Teens who were part of Thursday's seminar described a dating scene where social media can make ending relationships even more emotionally fraught. Many said that changing one's Facebook status back to "single" was the worst way to break up with a significant other.

"The world knows before you do," said Cassie Desrochers, 17, another Waltham High senior.

"A relationship is personal. The whole world shouldn't know about it."

President Esta Soler, president of Futures Without Violence, the nonprofit that helped design the Start Strong program, said that social media also complicates teen relationships because a bad rumor can travel far in seconds.

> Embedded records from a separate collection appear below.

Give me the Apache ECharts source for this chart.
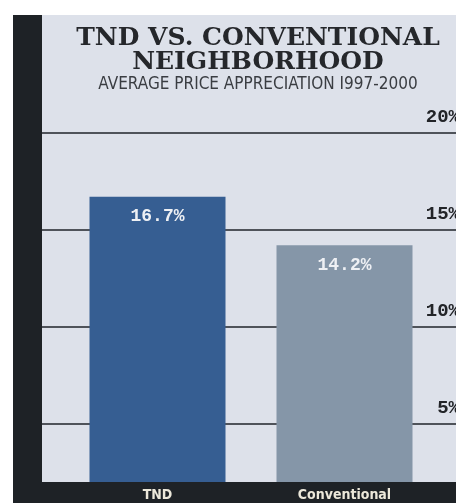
<!DOCTYPE html>
<html>
<head>
<meta charset="utf-8">
<script src="https://cdn.jsdelivr.net/npm/echarts@6/dist/echarts.min.js"></script>
<style>html,body{margin:0;padding:0;background:#fff;}#c{width:456px;height:503px;}</style>
</head>
<body>
<div id="c"></div>
<script>
const categories = ['TND', 'Conventional'];
const values = [16.7, 14.2];
const barColors = ['#365e92', '#8596a8'];
const yTicks = [0, 5, 10, 15, 20];
const titleText = 'TND VS. CONVENTIONAL\nNEIGHBORHOOD';
const subText = 'AVERAGE PRICE APPRECIATION I997-2000';

const chart = echarts.init(document.getElementById('c'));
const yMin = yTicks[0], yMax = yTicks[yTicks.length - 1], yStep = yTicks[1] - yTicks[0];
const condensed = 'Liberation Sans Narrow, DejaVu Sans Condensed, sans-serif';

chart.setOption({
  backgroundColor: '#ffffff',
  animation: false,
  graphic: [
    { type: 'rect', z: -10, shape: { x: 42, y: 15, width: 414, height: 488 }, style: { fill: '#dde1ea' } },
    { type: 'rect', z: -10, shape: { x: 13, y: 15, width: 29, height: 488 }, style: { fill: '#1e2226' } },
    { type: 'rect', z: 50, shape: { x: 13, y: 482, width: 443, height: 21 }, style: { fill: '#1e2226' } }
  ],
  title: {
    text: titleText,
    subtext: subText,
    left: 253,
    top: 21,
    textAlign: 'center',
    itemGap: 1,
    textStyle: { fontFamily: 'DejaVu Serif', fontWeight: 'bold', fontSize: 25, lineHeight: 24, color: '#25272b' },
    subtextStyle: { fontFamily: condensed, fontSize: 17, color: '#3a3d42' }
  },
  grid: [
    { left: 42, right: 0, top: 133, bottom: -17, outerBoundsMode: 'none', containLabel: false },
    { left: 64, right: 18, top: 133, bottom: -17, outerBoundsMode: 'none', containLabel: false }
  ],
  xAxis: [
    { gridIndex: 0, type: 'value', show: false, min: 0, max: 1 },
    {
      gridIndex: 1, type: 'category', data: categories, z: 60,
      axisLine: { show: false }, axisTick: { show: false },
      axisLabel: { margin: -32, color: '#ece8da', fontFamily: condensed, fontWeight: 'bold', fontSize: 14 }
    }
  ],
  yAxis: [
    {
      gridIndex: 0, type: 'value', position: 'right', min: yMin, max: yMax, interval: yStep,
      axisLine: { show: false }, axisTick: { show: false },
      splitLine: { show: true, lineStyle: { color: '#4f535a', width: 2 } },
      axisLabel: {
        inside: true, margin: -4, verticalAlign: 'bottom', padding: [0, 0, 6, 0],
        formatter: v => v === 0 ? '' : v + '%',
        color: '#222428', fontFamily: 'Liberation Mono', fontWeight: 'bold', fontSize: 19
      }
    },
    { gridIndex: 1, type: 'value', show: false, min: yMin, max: yMax, interval: yStep, splitLine: { show: false } }
  ],
  series: [{
    type: 'bar',
    xAxisIndex: 1, yAxisIndex: 1,
    barWidth: 136,
    data: values.map((v, i) => ({ value: v, itemStyle: { color: barColors[i] } })),
    label: {
      show: true, position: 'insideTop', distance: 11,
      formatter: p => p.value + '%',
      color: '#eef0f4', fontFamily: 'Liberation Mono', fontWeight: 'bold', fontSize: 18
    }
  }]
});
</script>
</body>
</html>
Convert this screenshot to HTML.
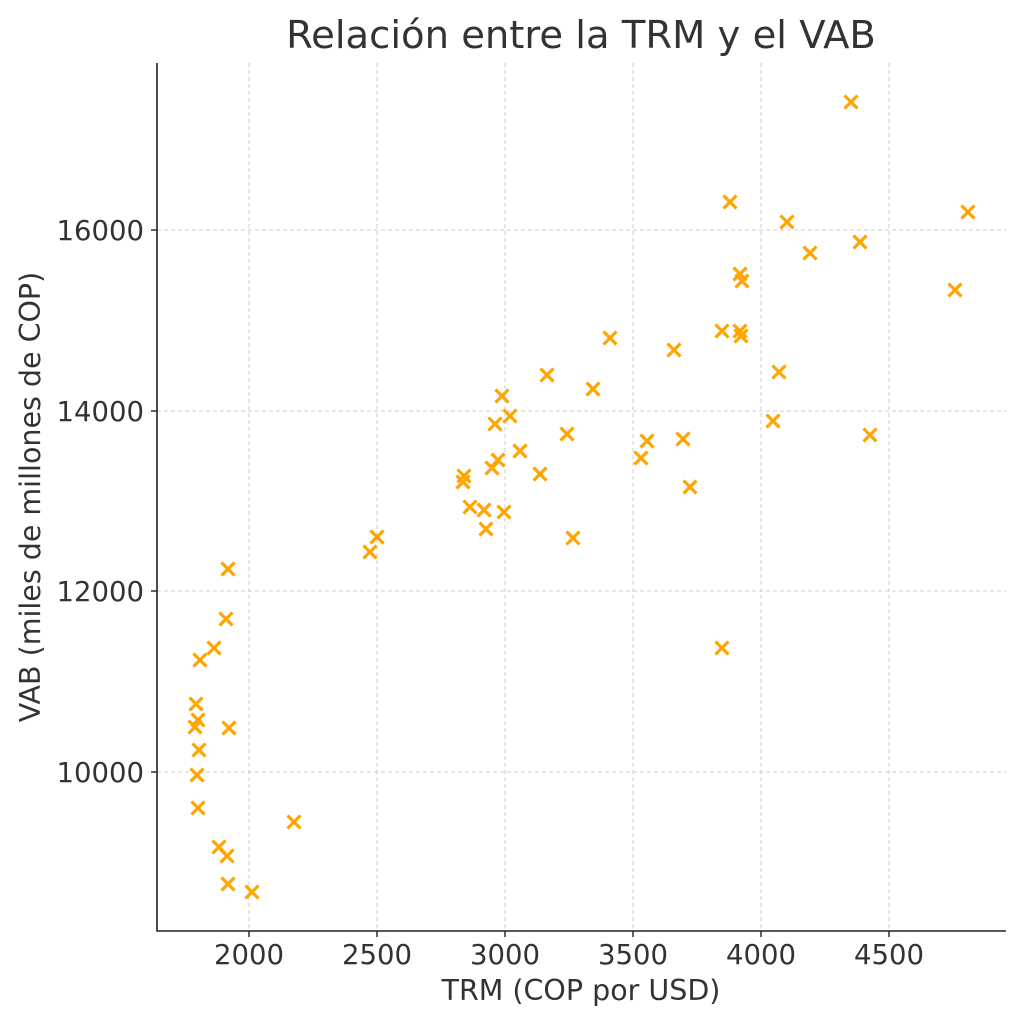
<!DOCTYPE html>
<html><head><meta charset="utf-8"><style>body{margin:0;background:#fff}svg{display:block}</style></head><body>
<svg width="1024" height="1024" xmlns="http://www.w3.org/2000/svg" font-family="DejaVu Sans, Liberation Sans, sans-serif">
<rect width="1024" height="1024" fill="#fff"/>
<defs><path id="m" d="M-6.5 -6.5L6.5 6.5M-6.5 6.5L6.5 -6.5" stroke="#FFA500" stroke-width="3.2" fill="none"/></defs>
<g stroke="#cccccc" stroke-dasharray="4,3" stroke-width="1">
<line x1="249" y1="63" x2="249" y2="931"/><line x1="377" y1="63" x2="377" y2="931"/><line x1="505" y1="63" x2="505" y2="931"/><line x1="633" y1="63" x2="633" y2="931"/><line x1="761" y1="63" x2="761" y2="931"/><line x1="889" y1="63" x2="889" y2="931"/>
<line x1="157" y1="230" x2="1006" y2="230"/><line x1="157" y1="411" x2="1006" y2="411"/><line x1="157" y1="591" x2="1006" y2="591"/><line x1="157" y1="772" x2="1006" y2="772"/>
</g>
<g>
<use href="#m" x="851" y="102"/><use href="#m" x="730" y="202"/><use href="#m" x="968" y="212"/><use href="#m" x="787" y="222"/><use href="#m" x="860" y="242"/><use href="#m" x="810" y="253"/><use href="#m" x="740" y="274"/><use href="#m" x="742" y="281"/><use href="#m" x="955" y="290"/><use href="#m" x="610" y="338"/><use href="#m" x="722" y="331"/><use href="#m" x="740" y="331"/><use href="#m" x="741" y="336"/><use href="#m" x="674" y="350"/><use href="#m" x="547" y="375"/><use href="#m" x="779" y="372"/><use href="#m" x="593" y="389"/><use href="#m" x="502" y="396"/><use href="#m" x="510" y="416"/><use href="#m" x="495" y="424"/><use href="#m" x="773" y="421"/><use href="#m" x="567" y="434"/><use href="#m" x="870" y="435"/><use href="#m" x="520" y="451"/><use href="#m" x="647" y="441"/><use href="#m" x="683" y="439"/><use href="#m" x="641" y="458"/><use href="#m" x="498" y="460"/><use href="#m" x="492" y="468"/><use href="#m" x="464" y="476"/><use href="#m" x="540" y="474"/><use href="#m" x="463" y="482"/><use href="#m" x="690" y="487"/><use href="#m" x="470" y="507"/><use href="#m" x="484" y="510"/><use href="#m" x="504" y="512"/><use href="#m" x="486" y="529"/><use href="#m" x="573" y="538"/><use href="#m" x="377" y="537"/><use href="#m" x="370" y="552"/><use href="#m" x="228" y="569"/><use href="#m" x="226" y="619"/><use href="#m" x="214" y="648"/><use href="#m" x="200" y="660"/><use href="#m" x="196" y="704"/><use href="#m" x="198" y="720"/><use href="#m" x="195" y="727"/><use href="#m" x="229" y="728"/><use href="#m" x="199" y="750"/><use href="#m" x="197" y="775"/><use href="#m" x="198" y="808"/><use href="#m" x="294" y="822"/><use href="#m" x="219" y="847"/><use href="#m" x="227" y="856"/><use href="#m" x="228" y="884"/><use href="#m" x="252" y="892"/><use href="#m" x="722" y="648"/>
</g>
<path d="M157 63 V931 H1006" stroke="#222" stroke-width="1.6" fill="none"/>
<g stroke="#222" stroke-width="1.4">
<line x1="249" y1="931" x2="249" y2="937"/><line x1="377" y1="931" x2="377" y2="937"/><line x1="505" y1="931" x2="505" y2="937"/><line x1="633" y1="931" x2="633" y2="937"/><line x1="761" y1="931" x2="761" y2="937"/><line x1="889" y1="931" x2="889" y2="937"/>
<line x1="151" y1="230" x2="157" y2="230"/><line x1="151" y1="411" x2="157" y2="411"/><line x1="151" y1="591" x2="157" y2="591"/><line x1="151" y1="772" x2="157" y2="772"/>
</g>
<g font-size="27.5" fill="#333" text-anchor="middle">
<text x="249" y="964">2000</text><text x="377" y="964">2500</text><text x="505" y="964">3000</text><text x="633" y="964">3500</text><text x="761" y="964">4000</text><text x="889" y="964">4500</text>
</g>
<g font-size="27.5" fill="#333" text-anchor="end">
<text x="144" y="240">16000</text><text x="144" y="421">14000</text><text x="144" y="601">12000</text><text x="144" y="782">10000</text>
</g>
<text x="581" y="1000" font-size="28.5" fill="#333" text-anchor="middle">TRM (COP por USD)</text>
<text transform="translate(40,497) rotate(-90)" font-size="28.5" fill="#333" text-anchor="middle">VAB (miles de millones de COP)</text>
<text x="581" y="48" font-size="38.5" fill="#333" text-anchor="middle">Relación entre la TRM y el VAB</text>
</svg>
</body></html>
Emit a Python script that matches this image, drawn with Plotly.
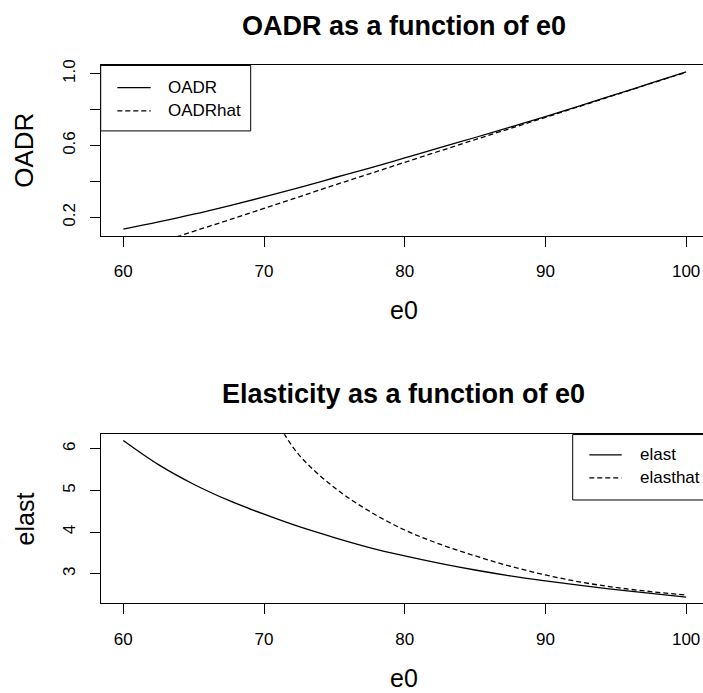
import plotly.graph_objects as go

# ---------------- data ----------------
e0_grid = [60, 62.5, 65, 67.5, 70, 72.5, 75, 77.5, 80, 82.5, 85, 87.5, 90, 92.5, 95, 97.5, 100]
oadr = [0.135, 0.175, 0.218, 0.265, 0.314, 0.366, 0.421, 0.475, 0.531, 0.588,
        0.645, 0.703, 0.761, 0.822, 0.885, 0.947, 1.010]
oadrhat = [-0.005, 0.060, 0.123, 0.186, 0.250, 0.315, 0.380, 0.443, 0.507, 0.570,
           0.633, 0.695, 0.757, 0.820, 0.883, 0.946, 1.008]

elast = [6.20, 5.62, 5.15, 4.76, 4.43, 4.13, 3.87, 3.63, 3.43, 3.25,
         3.09, 2.95, 2.83, 2.72, 2.62, 2.53, 2.44]
e0_hat = [70, 71, 72.5, 75, 77.5, 80, 82.5, 85, 87.5, 90, 92.5, 95, 97.5, 100]
elasthat = [7.20, 6.60, 5.85, 5.07, 4.50, 4.05, 3.71, 3.43, 3.18, 2.97, 2.80, 2.67, 2.57, 2.49]

x_ticks = [60, 70, 80, 90, 100]
top_y_ticks = [0.2, 0.4, 0.6, 0.8, 1.0]
top_y_ticktext = ["0.2", "", "0.6", "", "1.0"]
bot_y_ticks = [3, 4, 5, 6]

titles = ["OADR as a function of e0", "Elasticity as a function of e0"]
xlabel = "e0"
ylabels = ["OADR", "elast"]
legend_top = ["OADR", "OADRhat"]
legend_bot = ["elast", "elasthat"]

# ---------------- layout helpers ----------------
W, H = 703, 693
FONT = "Liberation Sans, Arial, Helvetica, sans-serif"


def px(x):
    return x / W


def py(y):
    return 1 - y / H


fig = go.Figure()

line_solid = dict(color="black", width=1.3)
line_dash = dict(color="black", width=1.3, dash="5px,3px")

fig.add_trace(go.Scatter(x=e0_grid, y=oadr, mode="lines", line=line_solid,
                         line_shape="spline", xaxis="x", yaxis="y", showlegend=False))
fig.add_trace(go.Scatter(x=e0_grid, y=oadrhat, mode="lines", line=line_dash,
                         line_shape="spline", xaxis="x", yaxis="y", showlegend=False))
fig.add_trace(go.Scatter(x=e0_grid, y=elast, mode="lines", line=line_solid,
                         line_shape="spline", xaxis="x2", yaxis="y2", showlegend=False))
fig.add_trace(go.Scatter(x=e0_hat, y=elasthat, mode="lines", line=line_dash,
                         line_shape="spline", xaxis="x2", yaxis="y2", showlegend=False))

xdom = [px(100.7), 1.0]
xrange_ = [58.394, 101.20]

xaxis_common = dict(
    domain=xdom, range=xrange_, tickmode="array", tickvals=x_ticks,
    ticks="outside", ticklen=10, tickwidth=1, tickcolor="black",
    showline=True, linecolor="black", linewidth=1, mirror=True,
    showgrid=False, zeroline=False,
    tickfont=dict(family=FONT, size=17, color="black"),
    ticklabelstandoff=10,
)
yaxis_common = dict(
    ticks="outside", ticklen=10, tickwidth=1, tickcolor="black",
    showline=True, linecolor="black", linewidth=1, mirror=False,
    showgrid=False, zeroline=False, tickangle=-90,
    tickfont=dict(family=FONT, size=17, color="black"),
    ticklabelstandoff=8,
)

fig.update_layout(
    width=W, height=H,
    margin=dict(l=0, r=0, t=0, b=0),
    paper_bgcolor="white", plot_bgcolor="white",
    showlegend=False,
    xaxis=dict(**xaxis_common, anchor="y"),
    yaxis=dict(**yaxis_common, domain=[py(231.7), py(60)], range=[0.0985, 1.0458],
               tickvals=top_y_ticks, ticktext=top_y_ticktext, anchor="x"),
    xaxis2=dict(**xaxis_common, anchor="y2"),
    yaxis2=dict(**yaxis_common, domain=[py(602.7), py(432)], range=[2.2857, 6.35],
                tickvals=bot_y_ticks, anchor="x2"),
)

ann = []
# main titles
ann.append(dict(text="<b>%s</b>" % titles[0], x=px(404), y=py(20), xref="paper", yref="paper",
                showarrow=False, xanchor="center", yanchor="middle",
                font=dict(family=FONT, size=27, color="black")))
ann.append(dict(text="<b>%s</b>" % titles[1], x=px(404), y=py(391.5), xref="paper", yref="paper",
                showarrow=False, xanchor="center", yanchor="middle",
                font=dict(family=FONT, size=27, color="black")))
# x labels
for yy in (307, 678):
    ann.append(dict(text=xlabel, x=px(404), y=py(yy), xref="paper", yref="paper",
                    showarrow=False, xanchor="center", yanchor="middle",
                    font=dict(family=FONT, size=25, color="black")))
# y labels
ann.append(dict(text=ylabels[0], x=px(24), y=py(146), xref="paper", yref="paper",
                showarrow=False, xanchor="center", yanchor="middle", textangle=-90,
                font=dict(family=FONT, size=26, color="black")))
ann.append(dict(text=ylabels[1], x=px(24.5), y=py(517.4), xref="paper", yref="paper",
                showarrow=False, xanchor="center", yanchor="middle", textangle=-90,
                font=dict(family=FONT, size=25, color="black")))

shapes = []
# top legend
shapes.append(dict(type="rect", xref="paper", yref="paper",
                   x0=px(100.7), x1=px(250.7), y0=py(126), y1=py(60),
                   line=dict(color="black", width=1), fillcolor="white", layer="above"))
rows_top = [82.3, 105.7]
for i, name in enumerate(legend_top):
    shapes.append(dict(type="line", xref="paper", yref="paper",
                       x0=px(117.3), x1=px(150.7), y0=py(rows_top[i]), y1=py(rows_top[i]),
                       line=line_solid if i == 0 else line_dash, layer="above"))
    ann.append(dict(text=name, x=px(166), y=py(rows_top[i]), xref="paper", yref="paper",
                    showarrow=False, xanchor="left", yanchor="middle",
                    font=dict(family=FONT, size=17, color="black")))
# bottom legend
shapes.append(dict(type="rect", xref="paper", yref="paper",
                   x0=px(572.7), x1=px(712), y0=py(498.3), y1=py(432.3),
                   line=dict(color="black", width=1), fillcolor="white", layer="above"))
rows_bot = [452.7, 476.0]
for i, name in enumerate(legend_bot):
    shapes.append(dict(type="line", xref="paper", yref="paper",
                       x0=px(589.3), x1=px(621.7), y0=py(rows_bot[i]), y1=py(rows_bot[i]),
                       line=line_solid if i == 0 else line_dash, layer="above"))
    ann.append(dict(text=name, x=px(638.3), y=py(rows_bot[i]), xref="paper", yref="paper",
                    showarrow=False, xanchor="left", yanchor="middle",
                    font=dict(family=FONT, size=17, color="black")))

fig.update_layout(annotations=ann, shapes=shapes)
fig.write_html("out.html")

"When I was growing up ... we had a telephone and we didn't have voicemail and it took a lot of work to spread it," she said.

Ms. Soler also said breakups always used to be in person. But that's not the case anymore.

On Thursday, teens talked about breaking up by sending a text message, or being on the receiving end of one. They also spoke about fights they'd seen in their schools between students who were in competition for another student's affections, or felt jilted after a relationship ended badly.

Counselors at the forum urged teens to communicate with partners about relationship boundaries, together defining whether they were "just texting," casually "hooking up," ''friends with benefits," or in a monogamous relationship.

They also encouraged students to end relationships with face-to-face contact, and to look for warning signs that ongoing relationships could turn abusive.

"Now I've got all the information," said West Roxbury High School sophomore Tyler Jones, who's training as a Start Strong peer leader. "I realize you've got to give your partner space. You don't need to be hugging up on them all day."